> Task to carry out
Reproduce the listing below exactly. Pictures do not belong in the copy.

* start Given information *

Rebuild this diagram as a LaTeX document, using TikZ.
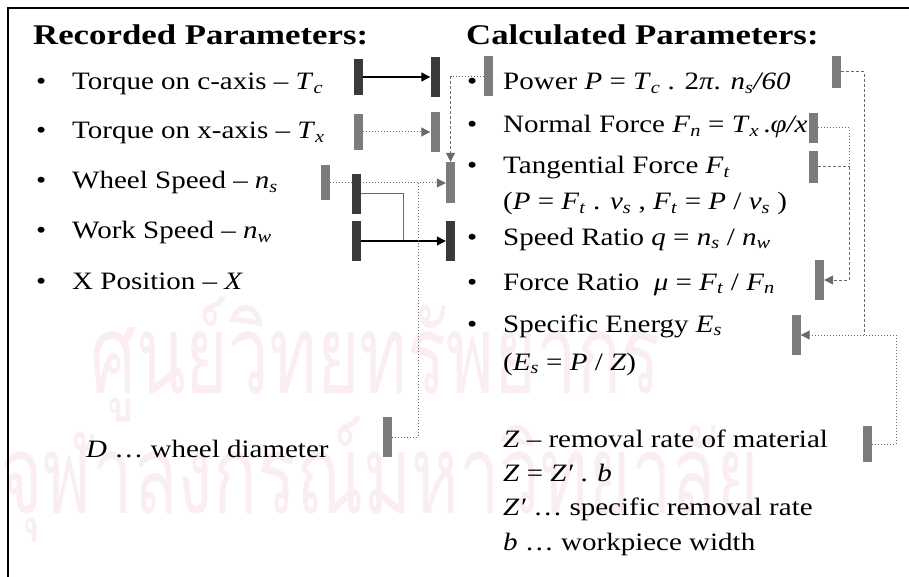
\documentclass[tikz,border=0pt]{standalone}
\usepackage{fontspec}
\setmainfont{Liberation Serif}[FakeStretch=1.16]
\newfontfamily\headfont{Liberation Serif}[FakeStretch=1.22]
\newfontfamily\thaimark{Loma}[Script=Thai, FakeStretch=0.66]
\usepackage{tikz}
\usetikzlibrary{arrows.meta, positioning, backgrounds}
\tikzset{every node/.style={font=\fontsize{25}{30}\selectfont}}
\usepackage{xcolor}
\definecolor{bardark}{HTML}{3A3A3A}
\definecolor{barmid}{HTML}{7C7C7C}
\definecolor{linkgray}{HTML}{6A6A6A}
\definecolor{wmpink}{HTML}{FAEEF4}
\newcommand{\vsub}[2]{\textit{#1}\textsubscript{\textit{#2}}}
\newcommand{\bul}{\makebox[36pt][l]{•}}

\begin{document}
\begin{tikzpicture}[
  x=1pt, y=-1pt,
  headnode/.style={anchor=base west, inner sep=0pt, font=\headfont\bfseries\fontsize{28.5}{32}\selectfont},
  itemnode/.style={anchor=base west, inner sep=0pt},
  marknode/.style={anchor=base west, inner sep=0pt, text=wmpink, font=\thaimark\fontsize{110}{120}\selectfont},
  darkbar/.style={fill=bardark, inner sep=0pt, minimum width=9pt, minimum height=40pt},
  midbar/.style={fill=barmid, inner sep=0pt, minimum width=9pt, minimum height=40pt},
  solidlink/.style={line width=1.3pt, -{Triangle[length=9pt,width=9pt]}},
  dotlink/.style={linkgray, line width=1pt, dotted},
  dashlink/.style={linkgray, line width=1pt, densely dashed},
  graytip/.style={-{Triangle[length=9pt,width=9pt]}}
]
  \useasboundingbox (0,0) rectangle (909,577);
  % watermark
  \begin{pgfonlayer}{background}
    \node[marknode] (wm1) at (90,393) {ศูนย์วิทยทรัพยากร};
    \node[marknode] (wm2) at (0,513) {จุฬาลงกรณ์มหาวิทยาลัย};
  \end{pgfonlayer}
  \draw[line width=2.5pt] (8,577) -- (8,8) -- (909,8);

  % headings
  \node[headnode] (rechead) at (33,45) {Recorded Parameters:};
  \node[headnode] (calchead) at (466,45) {Calculated Parameters:};

  % recorded parameters
  \node[itemnode] (tc) at (36,90) {\bul Torque on c-axis -- \vsub{T}{c}};
  \node[itemnode] (tx) at (36,139) {\bul Torque on x-axis -- \vsub{T}{x}};
  \node[itemnode] (ns) at (36,189) {\bul Wheel Speed -- \vsub{n}{s}};
  \node[itemnode] (nw) at (36,239) {\bul Work Speed -- \vsub{n}{w}};
  \node[itemnode] (xp) at (36,289) {\bul X Position -- \textit{X}};
  \node[itemnode] (dia) at (86,457) {\textit{D} … wheel diameter};

  % calculated parameters
  \node[itemnode] (pw) at (467,90) {\bul Power \textit{P} = \vsub{T}{c} . 2\textit{π}. \vsub{n}{s}\textit{/60}};
  \node[itemnode] (fn) at (467,133) {\bul Normal Force \vsub{F}{n} = \vsub{T}{x}\,.\textit{φ/x}};
  \node[itemnode] (ft) at (467,174) {\bul Tangential Force \vsub{F}{t}};
  \node[itemnode] (ftx) at (503,210) {(\textit{P} = \vsub{F}{t} . \vsub{v}{s} , \vsub{F}{t} = \textit{P} / \vsub{v}{s} )};
  \node[itemnode] (q) at (467,245) {\bul Speed Ratio \textit{q} = \vsub{n}{s} / \vsub{n}{w}};
  \node[itemnode] (mu) at (467,290) {\bul Force Ratio \ \textit{μ} = \vsub{F}{t} / \vsub{F}{n}};
  \node[itemnode] (es) at (467,332) {\bul Specific Energy \vsub{E}{s}};
  \node[itemnode] (esx) at (503,370) {(\vsub{E}{s} = \textit{P} / \textit{Z})};
  \node[itemnode] (zr) at (503,447) {\textit{Z} -- removal rate of material};
  \node[itemnode] (zz) at (503,481) {\textit{Z} = \textit{Z′} . \textit{b}};
  \node[itemnode] (zp) at (503,515) {\textit{Z′} … specific removal rate};
  \node[itemnode] (bw) at (503,550) {\textit{b} … workpiece width};

  % bars
  \node[darkbar, minimum height=36pt] (bartc) at (358,77) {};
  \node[darkbar] (bartcin) at (435,77) {};
  \node[midbar, minimum height=36pt] (bartx) at (358,132) {};
  \node[midbar] (bartxin) at (435,132) {};
  \node[midbar, minimum height=35pt] (barns) at (325,183) {};
  \node[midbar, minimum height=41pt] (barftin) at (450.5,182.5) {};
  \node[darkbar] (barnsq) at (356.5,194) {};
  \node[darkbar] (barnw) at (356.5,241) {};
  \node[darkbar] (barqin) at (450.5,241) {};
  \node[midbar] (bardia) at (387.5,437) {};
  \node[midbar] (barpin) at (488.5,76.5) {};
  \node[midbar, minimum height=32pt] (barpout) at (836,72) {};
  \node[midbar, minimum height=30pt] (barfnout) at (813,128) {};
  \node[midbar, minimum height=32pt] (barftout) at (813.5,167) {};
  \node[midbar] (barmuin) at (819.5,280) {};
  \node[midbar] (baresin) at (796,335) {};
  \node[midbar, minimum height=36pt] (barzout) at (867.5,444) {};

  % junctions
  \coordinate (nsjoin) at (403,241);
  \coordinate (vsjoin) at (418,183);
  \coordinate (pturn) at (barpin.west -| barftin.north);
  \coordinate (fjoin) at (849,167);
  \coordinate (esjoin) at (864,335);
  \coordinate (zturn) at (896,335);

  % links
  \begin{pgfonlayer}{background}
    \draw[solidlink] (bartc.east) -- (bartcin.west);
    \draw[dotlink, graytip] (bartx.east) -- (bartxin.west);
    \draw[dotlink, graytip] (barns.east) -- (barns.east -| barftin.west);
    \draw[linkgray, line width=1pt] (barnsq.east) -| (nsjoin);
    \draw[solidlink] (barnw.east) -- (barqin.west);
    \draw[dotlink] (bardia.east) -| (vsjoin);
    \draw[dotlink] (barpin.west) -- (pturn);
    \draw[dashlink, graytip] (pturn) -- (barftin.north);
    \draw[dashlink] (barpout.east) -| (esjoin);
    \draw[dotlink] (barfnout.east) -| (fjoin);
    \draw[dashlink, graytip] (fjoin) |- (barmuin.east);
    \draw[dashlink] (barftout.east) -- (fjoin);
    \draw[dotlink, graytip] (barzout.east) -| (zturn) -- (baresin.east);
  \end{pgfonlayer}
\end{tikzpicture}
\end{document}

* end Given information *

> Completed task
Rebuild this diagram as a LaTeX document, using TikZ.
\documentclass[tikz,border=0pt]{standalone}
\usepackage{fontspec}
\setmainfont{Liberation Serif}[FakeStretch=1.16]
\newfontfamily\headfont{Liberation Serif}[FakeStretch=1.22]
\newfontfamily\thaimark{Loma}[Script=Thai, FakeStretch=0.66]
\usepackage{tikz}
\usetikzlibrary{arrows.meta, positioning, backgrounds}
\tikzset{every node/.style={font=\fontsize{25}{30}\selectfont}}
\usepackage{xcolor}
\definecolor{bardark}{HTML}{3A3A3A}
\definecolor{barmid}{HTML}{7C7C7C}
\definecolor{linkgray}{HTML}{6A6A6A}
\definecolor{wmpink}{HTML}{FAEEF4}
\newcommand{\vsub}[2]{\textit{#1}\textsubscript{\textit{#2}}}
\newcommand{\bul}{\makebox[36pt][l]{•}}

\begin{document}
\begin{tikzpicture}[
  x=1pt, y=-1pt,
  headnode/.style={anchor=base west, inner sep=0pt, font=\headfont\bfseries\fontsize{28.5}{32}\selectfont},
  itemnode/.style={anchor=base west, inner sep=0pt},
  marknode/.style={anchor=base west, inner sep=0pt, text=wmpink, font=\thaimark\fontsize{110}{120}\selectfont},
  darkbar/.style={fill=bardark, inner sep=0pt, minimum width=9pt, minimum height=40pt},
  midbar/.style={fill=barmid, inner sep=0pt, minimum width=9pt, minimum height=40pt},
  solidlink/.style={line width=1.3pt, -{Triangle[length=9pt,width=9pt]}},
  dotlink/.style={linkgray, line width=1pt, dotted},
  dashlink/.style={linkgray, line width=1pt, densely dashed},
  graytip/.style={-{Triangle[length=9pt,width=9pt]}}
]
  \useasboundingbox (0,0) rectangle (909,577);
  % watermark
  \begin{pgfonlayer}{background}
    \node[marknode] (wm1) at (90,393) {ศูนย์วิทยทรัพยากร};
    \node[marknode] (wm2) at (0,513) {จุฬาลงกรณ์มหาวิทยาลัย};
  \end{pgfonlayer}
  \draw[line width=2.5pt] (8,577) -- (8,8) -- (909,8);

  % headings
  \node[headnode] (rechead) at (33,45) {Recorded Parameters:};
  \node[headnode] (calchead) at (466,45) {Calculated Parameters:};

  % recorded parameters
  \node[itemnode] (tc) at (36,90) {\bul Torque on c-axis -- \vsub{T}{c}};
  \node[itemnode] (tx) at (36,139) {\bul Torque on x-axis -- \vsub{T}{x}};
  \node[itemnode] (ns) at (36,189) {\bul Wheel Speed -- \vsub{n}{s}};
  \node[itemnode] (nw) at (36,239) {\bul Work Speed -- \vsub{n}{w}};
  \node[itemnode] (xp) at (36,289) {\bul X Position -- \textit{X}};
  \node[itemnode] (dia) at (86,457) {\textit{D} … wheel diameter};

  % calculated parameters
  \node[itemnode] (pw) at (467,90) {\bul Power \textit{P} = \vsub{T}{c} . 2\textit{π}. \vsub{n}{s}\textit{/60}};
  \node[itemnode] (fn) at (467,133) {\bul Normal Force \vsub{F}{n} = \vsub{T}{x}\,.\textit{φ/x}};
  \node[itemnode] (ft) at (467,174) {\bul Tangential Force \vsub{F}{t}};
  \node[itemnode] (ftx) at (503,210) {(\textit{P} = \vsub{F}{t} . \vsub{v}{s} , \vsub{F}{t} = \textit{P} / \vsub{v}{s} )};
  \node[itemnode] (q) at (467,245) {\bul Speed Ratio \textit{q} = \vsub{n}{s} / \vsub{n}{w}};
  \node[itemnode] (mu) at (467,290) {\bul Force Ratio \ \textit{μ} = \vsub{F}{t} / \vsub{F}{n}};
  \node[itemnode] (es) at (467,332) {\bul Specific Energy \vsub{E}{s}};
  \node[itemnode] (esx) at (503,370) {(\vsub{E}{s} = \textit{P} / \textit{Z})};
  \node[itemnode] (zr) at (503,447) {\textit{Z} -- removal rate of material};
  \node[itemnode] (zz) at (503,481) {\textit{Z} = \textit{Z′} . \textit{b}};
  \node[itemnode] (zp) at (503,515) {\textit{Z′} … specific removal rate};
  \node[itemnode] (bw) at (503,550) {\textit{b} … workpiece width};

  % bars
  \node[darkbar, minimum height=36pt] (bartc) at (358,77) {};
  \node[darkbar] (bartcin) at (435,77) {};
  \node[midbar, minimum height=36pt] (bartx) at (358,132) {};
  \node[midbar] (bartxin) at (435,132) {};
  \node[midbar, minimum height=35pt] (barns) at (325,183) {};
  \node[midbar, minimum height=41pt] (barftin) at (450.5,182.5) {};
  \node[darkbar] (barnsq) at (356.5,194) {};
  \node[darkbar] (barnw) at (356.5,241) {};
  \node[darkbar] (barqin) at (450.5,241) {};
  \node[midbar] (bardia) at (387.5,437) {};
  \node[midbar] (barpin) at (488.5,76.5) {};
  \node[midbar, minimum height=32pt] (barpout) at (836,72) {};
  \node[midbar, minimum height=30pt] (barfnout) at (813,128) {};
  \node[midbar, minimum height=32pt] (barftout) at (813.5,167) {};
  \node[midbar] (barmuin) at (819.5,280) {};
  \node[midbar] (baresin) at (796,335) {};
  \node[midbar, minimum height=36pt] (barzout) at (867.5,444) {};

  % junctions
  \coordinate (nsjoin) at (403,241);
  \coordinate (vsjoin) at (418,183);
  \coordinate (pturn) at (barpin.west -| barftin.north);
  \coordinate (fjoin) at (849,167);
  \coordinate (esjoin) at (864,335);
  \coordinate (zturn) at (896,335);

  % links
  \begin{pgfonlayer}{background}
    \draw[solidlink] (bartc.east) -- (bartcin.west);
    \draw[dotlink, graytip] (bartx.east) -- (bartxin.west);
    \draw[dotlink, graytip] (barns.east) -- (barns.east -| barftin.west);
    \draw[linkgray, line width=1pt] (barnsq.east) -| (nsjoin);
    \draw[solidlink] (barnw.east) -- (barqin.west);
    \draw[dotlink] (bardia.east) -| (vsjoin);
    \draw[dotlink] (barpin.west) -- (pturn);
    \draw[dashlink, graytip] (pturn) -- (barftin.north);
    \draw[dashlink] (barpout.east) -| (esjoin);
    \draw[dotlink] (barfnout.east) -| (fjoin);
    \draw[dashlink, graytip] (fjoin) |- (barmuin.east);
    \draw[dashlink] (barftout.east) -- (fjoin);
    \draw[dotlink, graytip] (barzout.east) -| (zturn) -- (baresin.east);
  \end{pgfonlayer}
\end{tikzpicture}
\end{document}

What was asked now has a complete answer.